The conversation went back and forth in this vein for awhile, and although all three of us still believe that bad bosses suck on the whole, we started wondering if a more general, elaborate, and evidence-absed argument might be made about the upsides of working for a loser. In this post, there are some hints:
1. You can learn what NOT to do.
2. If you just have ordinary competence, you look like a genius compared to your boss.
3. You don't feel compelled to waste time doing extra things that help your group and organization. After all, if they aren't doing much for you or are treating you badly (via your boss), why should you do anything to help them?
3. Your boss is so inept at implementation that it isn't worthwhile going to meetings, generating ideas, or suggesting now paths the organization might take. None of it will happen in anyway, so why waste your time?
4. A lousy boss probably needs you more than a good boss -- and thus you may have power -- because you keep bailing him or her out, bringing in money or clients that he or she is too inept to do, and performing other competent acts that protect the boss and make the boss look better than he or she really deserves.

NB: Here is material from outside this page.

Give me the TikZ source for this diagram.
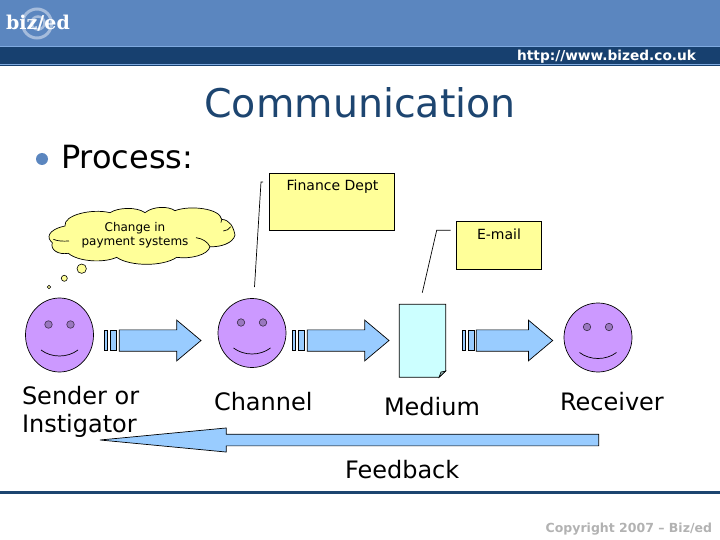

5. If the boss leaves (perhaps is fired -- but in too many organizations lousy bosses get promoted), and you get the job, people will think you are brilliant because of the power of psychological contrast. (I am cheating here, as this is really about an advantage of taking a position last held by a horrible boss).
I am partly having fun here and partly serious. Yet as we talked about the good and bad bosses my friends had, and other bosses we had known and worked for, we realized that there are some perhaps under appreciated advantages to having a bad boss. I am not sure how far to take this, but for now, perhaps we could have some fun. Let's try a little thought exercise and look at the same thing as everyone else, but to try to see it differently.
So, once more, I want to hear from you:
What do you think? What are some other advantages of working for lousy boss?